To younger men this detachment was not a little frightening. Mr. Oliver seemed to be too unemotional to be quite human. But closer contact with him revealed some inward human frailties; and an attractive, self-mocking humour. Besides, on occasion in what appeared to be a cold and unemotional judgment, he would remark that be didn't think one could really ask someone to behave in some particular way, a conclusion which could in reality have only been reached on emotional grounds! Upon still closer acquaintance, his vivacity was revealed.
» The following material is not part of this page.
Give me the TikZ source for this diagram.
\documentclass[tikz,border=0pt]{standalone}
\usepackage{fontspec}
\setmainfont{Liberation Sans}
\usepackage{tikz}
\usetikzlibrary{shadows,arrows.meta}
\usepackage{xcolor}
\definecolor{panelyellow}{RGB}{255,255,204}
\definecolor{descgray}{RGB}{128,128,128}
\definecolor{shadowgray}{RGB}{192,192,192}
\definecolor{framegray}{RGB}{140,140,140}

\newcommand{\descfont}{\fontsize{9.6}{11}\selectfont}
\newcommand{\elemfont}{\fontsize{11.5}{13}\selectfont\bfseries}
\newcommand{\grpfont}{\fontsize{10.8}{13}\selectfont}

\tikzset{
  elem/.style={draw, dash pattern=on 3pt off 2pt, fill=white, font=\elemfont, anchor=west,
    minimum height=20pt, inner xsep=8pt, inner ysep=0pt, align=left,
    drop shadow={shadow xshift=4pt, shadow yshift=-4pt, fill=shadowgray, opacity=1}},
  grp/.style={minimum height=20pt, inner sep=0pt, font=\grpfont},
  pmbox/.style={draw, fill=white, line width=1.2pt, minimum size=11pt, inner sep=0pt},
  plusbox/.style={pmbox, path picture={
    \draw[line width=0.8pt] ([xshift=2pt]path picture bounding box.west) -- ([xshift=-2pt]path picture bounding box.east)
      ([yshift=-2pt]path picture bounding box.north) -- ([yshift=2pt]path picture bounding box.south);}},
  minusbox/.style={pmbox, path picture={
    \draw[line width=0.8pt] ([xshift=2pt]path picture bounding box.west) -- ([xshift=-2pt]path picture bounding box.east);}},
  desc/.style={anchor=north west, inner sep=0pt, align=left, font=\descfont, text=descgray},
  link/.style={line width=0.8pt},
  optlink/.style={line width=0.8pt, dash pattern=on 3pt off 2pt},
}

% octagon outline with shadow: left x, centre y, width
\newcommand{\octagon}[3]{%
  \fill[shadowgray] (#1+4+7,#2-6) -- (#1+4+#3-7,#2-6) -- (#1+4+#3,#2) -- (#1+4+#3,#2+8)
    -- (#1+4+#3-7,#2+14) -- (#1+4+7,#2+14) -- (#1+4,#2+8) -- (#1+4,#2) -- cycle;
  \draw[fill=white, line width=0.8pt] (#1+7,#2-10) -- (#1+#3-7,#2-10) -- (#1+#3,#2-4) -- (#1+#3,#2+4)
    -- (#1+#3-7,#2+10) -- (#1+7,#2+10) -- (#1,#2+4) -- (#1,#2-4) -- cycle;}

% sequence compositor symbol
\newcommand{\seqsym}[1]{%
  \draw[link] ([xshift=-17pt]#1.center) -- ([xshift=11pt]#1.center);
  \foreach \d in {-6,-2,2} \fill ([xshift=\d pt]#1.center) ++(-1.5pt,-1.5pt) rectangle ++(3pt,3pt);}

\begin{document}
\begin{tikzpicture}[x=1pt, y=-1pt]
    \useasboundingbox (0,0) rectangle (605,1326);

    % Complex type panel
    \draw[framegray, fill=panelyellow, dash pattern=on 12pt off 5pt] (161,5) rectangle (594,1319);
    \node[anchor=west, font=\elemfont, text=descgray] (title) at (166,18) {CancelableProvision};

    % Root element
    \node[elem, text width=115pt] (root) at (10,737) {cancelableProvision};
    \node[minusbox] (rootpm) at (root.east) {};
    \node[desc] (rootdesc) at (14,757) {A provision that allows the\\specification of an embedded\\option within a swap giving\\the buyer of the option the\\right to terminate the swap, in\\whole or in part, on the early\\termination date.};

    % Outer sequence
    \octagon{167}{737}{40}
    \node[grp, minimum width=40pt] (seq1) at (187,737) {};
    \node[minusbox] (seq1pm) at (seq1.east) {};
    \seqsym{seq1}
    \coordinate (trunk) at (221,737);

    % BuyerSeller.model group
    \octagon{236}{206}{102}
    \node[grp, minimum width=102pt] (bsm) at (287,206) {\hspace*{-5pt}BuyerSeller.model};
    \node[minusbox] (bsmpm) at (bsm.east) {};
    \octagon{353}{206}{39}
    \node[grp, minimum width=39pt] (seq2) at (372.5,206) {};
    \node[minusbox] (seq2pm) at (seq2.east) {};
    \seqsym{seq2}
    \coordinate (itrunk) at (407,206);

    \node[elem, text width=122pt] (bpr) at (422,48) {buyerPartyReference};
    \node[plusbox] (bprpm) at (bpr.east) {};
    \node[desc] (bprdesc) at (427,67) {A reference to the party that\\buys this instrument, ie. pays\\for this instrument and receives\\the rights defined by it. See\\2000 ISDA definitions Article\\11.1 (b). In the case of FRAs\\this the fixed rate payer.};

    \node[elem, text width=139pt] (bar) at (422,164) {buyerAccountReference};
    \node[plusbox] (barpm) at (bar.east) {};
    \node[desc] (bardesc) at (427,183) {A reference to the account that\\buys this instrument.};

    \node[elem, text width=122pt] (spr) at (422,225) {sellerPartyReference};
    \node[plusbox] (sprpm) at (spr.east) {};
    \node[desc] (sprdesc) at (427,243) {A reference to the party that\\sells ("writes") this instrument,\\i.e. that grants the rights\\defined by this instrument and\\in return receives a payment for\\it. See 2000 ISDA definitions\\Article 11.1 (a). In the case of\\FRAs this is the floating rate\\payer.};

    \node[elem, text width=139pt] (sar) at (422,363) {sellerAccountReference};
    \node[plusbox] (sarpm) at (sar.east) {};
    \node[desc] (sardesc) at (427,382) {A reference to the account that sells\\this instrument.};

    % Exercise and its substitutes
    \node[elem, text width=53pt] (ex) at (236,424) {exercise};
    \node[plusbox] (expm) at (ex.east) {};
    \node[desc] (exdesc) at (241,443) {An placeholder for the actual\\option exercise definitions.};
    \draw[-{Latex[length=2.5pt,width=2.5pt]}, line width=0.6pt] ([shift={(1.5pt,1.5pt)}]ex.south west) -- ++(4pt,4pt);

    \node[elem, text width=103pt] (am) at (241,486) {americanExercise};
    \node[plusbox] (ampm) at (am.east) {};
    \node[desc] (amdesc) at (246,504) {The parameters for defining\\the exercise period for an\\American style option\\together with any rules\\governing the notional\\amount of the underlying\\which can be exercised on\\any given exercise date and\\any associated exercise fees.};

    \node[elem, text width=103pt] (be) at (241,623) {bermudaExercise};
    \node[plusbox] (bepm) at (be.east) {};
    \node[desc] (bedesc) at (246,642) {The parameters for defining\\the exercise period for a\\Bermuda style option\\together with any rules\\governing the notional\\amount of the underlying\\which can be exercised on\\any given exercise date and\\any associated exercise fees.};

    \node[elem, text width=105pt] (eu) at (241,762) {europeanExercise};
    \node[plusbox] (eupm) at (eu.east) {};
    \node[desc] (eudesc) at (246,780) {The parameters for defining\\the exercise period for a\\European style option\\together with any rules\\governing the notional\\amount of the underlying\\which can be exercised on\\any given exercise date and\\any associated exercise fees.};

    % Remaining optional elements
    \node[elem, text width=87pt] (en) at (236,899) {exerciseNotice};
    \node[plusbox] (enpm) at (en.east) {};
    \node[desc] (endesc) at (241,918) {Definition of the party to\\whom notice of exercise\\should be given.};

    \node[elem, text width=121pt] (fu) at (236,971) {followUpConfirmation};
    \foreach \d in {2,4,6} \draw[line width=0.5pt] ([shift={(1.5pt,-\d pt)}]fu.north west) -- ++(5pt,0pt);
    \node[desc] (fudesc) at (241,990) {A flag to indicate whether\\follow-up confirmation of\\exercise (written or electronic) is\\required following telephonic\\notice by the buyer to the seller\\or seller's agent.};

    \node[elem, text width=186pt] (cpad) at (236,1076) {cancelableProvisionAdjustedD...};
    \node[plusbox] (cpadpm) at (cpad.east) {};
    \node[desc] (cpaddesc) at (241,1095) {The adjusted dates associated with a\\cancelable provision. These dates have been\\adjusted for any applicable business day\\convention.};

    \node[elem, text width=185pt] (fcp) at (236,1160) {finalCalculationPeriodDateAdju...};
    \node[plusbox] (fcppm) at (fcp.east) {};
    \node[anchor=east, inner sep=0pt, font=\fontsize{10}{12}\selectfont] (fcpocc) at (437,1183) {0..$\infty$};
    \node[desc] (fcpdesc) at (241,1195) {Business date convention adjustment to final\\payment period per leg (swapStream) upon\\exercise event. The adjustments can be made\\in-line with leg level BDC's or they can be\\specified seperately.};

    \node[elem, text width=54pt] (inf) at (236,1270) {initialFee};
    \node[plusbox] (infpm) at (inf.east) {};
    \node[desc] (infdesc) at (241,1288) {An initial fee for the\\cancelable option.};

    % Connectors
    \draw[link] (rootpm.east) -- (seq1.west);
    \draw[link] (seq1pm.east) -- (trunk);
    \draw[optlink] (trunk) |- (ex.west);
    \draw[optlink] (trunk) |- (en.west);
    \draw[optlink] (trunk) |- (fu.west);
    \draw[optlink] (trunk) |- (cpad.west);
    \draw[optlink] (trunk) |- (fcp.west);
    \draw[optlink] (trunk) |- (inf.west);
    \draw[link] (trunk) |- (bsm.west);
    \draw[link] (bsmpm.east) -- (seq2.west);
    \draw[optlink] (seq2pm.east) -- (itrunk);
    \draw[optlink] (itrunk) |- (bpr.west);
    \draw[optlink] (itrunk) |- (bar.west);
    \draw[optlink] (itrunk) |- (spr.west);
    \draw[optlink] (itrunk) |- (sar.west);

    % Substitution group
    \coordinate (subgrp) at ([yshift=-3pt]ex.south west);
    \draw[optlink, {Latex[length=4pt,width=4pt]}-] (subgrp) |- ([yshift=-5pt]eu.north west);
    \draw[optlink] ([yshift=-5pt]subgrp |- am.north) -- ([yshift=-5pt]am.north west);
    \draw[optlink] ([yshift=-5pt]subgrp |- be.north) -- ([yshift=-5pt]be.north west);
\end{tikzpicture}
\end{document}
Then would come the discovery that he had joined the Board of Management of the Hospital for Sick Children in 1925 and that he bad been very active ever since in the management of London hospitals, having at one time as a particular concern the organisation of the Emergency Bed Service. In fact, the better one knew Mr. Oliver, the greater the affection and the esteem one had for him.

Mr. Oliver always kept a sharp look-out on the journals published by the firm and an especially sharp one on THE ENGINEER. He was very quick to spot errors of any kind and particularly those which can so easily be made in quotation. Once, unaccountably we translated "Timeo Danaos" as "I fear the Danes." Mr. Oliver wrote to say that for his part he had always understood it to be the Greeks but that, of course, he stood to be corrected by the editor! To the very end he kept up this scrutiny. It is the small things in life and death, not the larger ones that prove the more poignant. The thought that we shall never again receive deserved but kindly criticism from that quarter brings sharply home to us the fullness of our loss.